There are several books on Abed bhai and we even had a few preliminary discussions on how to do one which would do justice to his exploration and journey. A month after one such chat where he wanted to discuss the CV of the new Vice Chancellor (VC) to be of BRAC University, he told me with great enthusiasm that a Westerner had agreed to ghost his autobiography and would even ensure proper marketing. As he was looking so happy, I didn't push the indigenous case for writing his biography of sorts. Years later, no such project matured and no book is here where he could discuss BRAC and his life, and put both in context. The opportunity was lost.

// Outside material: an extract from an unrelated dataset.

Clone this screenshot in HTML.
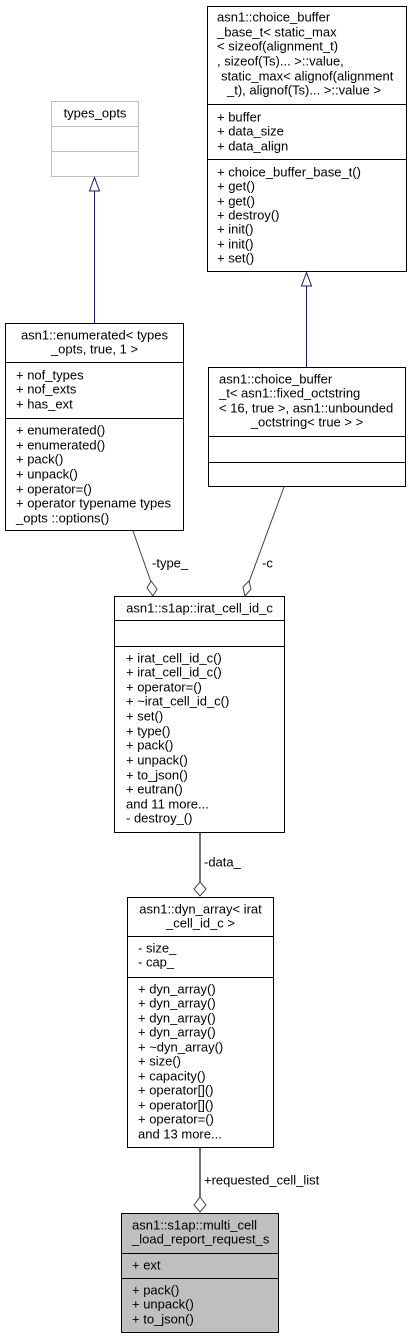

It would have looked nicer than his knighthood.
9.
So there he is, a man who unlike us bridged two worlds and felt comfortable in both probably. I think going by standard logic, a third reality had evolved in which he was most comfortable and that is/was called BRAC. The new generation of BRAC leadership must now find in the immensely changed world since then, how BRAC is to be envisioned and the dream goes on. How it is to be powered by the epiphany of Abed bhai's reality not just his imagination which he was destined to see.
10.
The old BRAC is over, the new BRAC must come into being.
Afsan Chowdhury is a former BRAC staff, historian, researcher and journalist.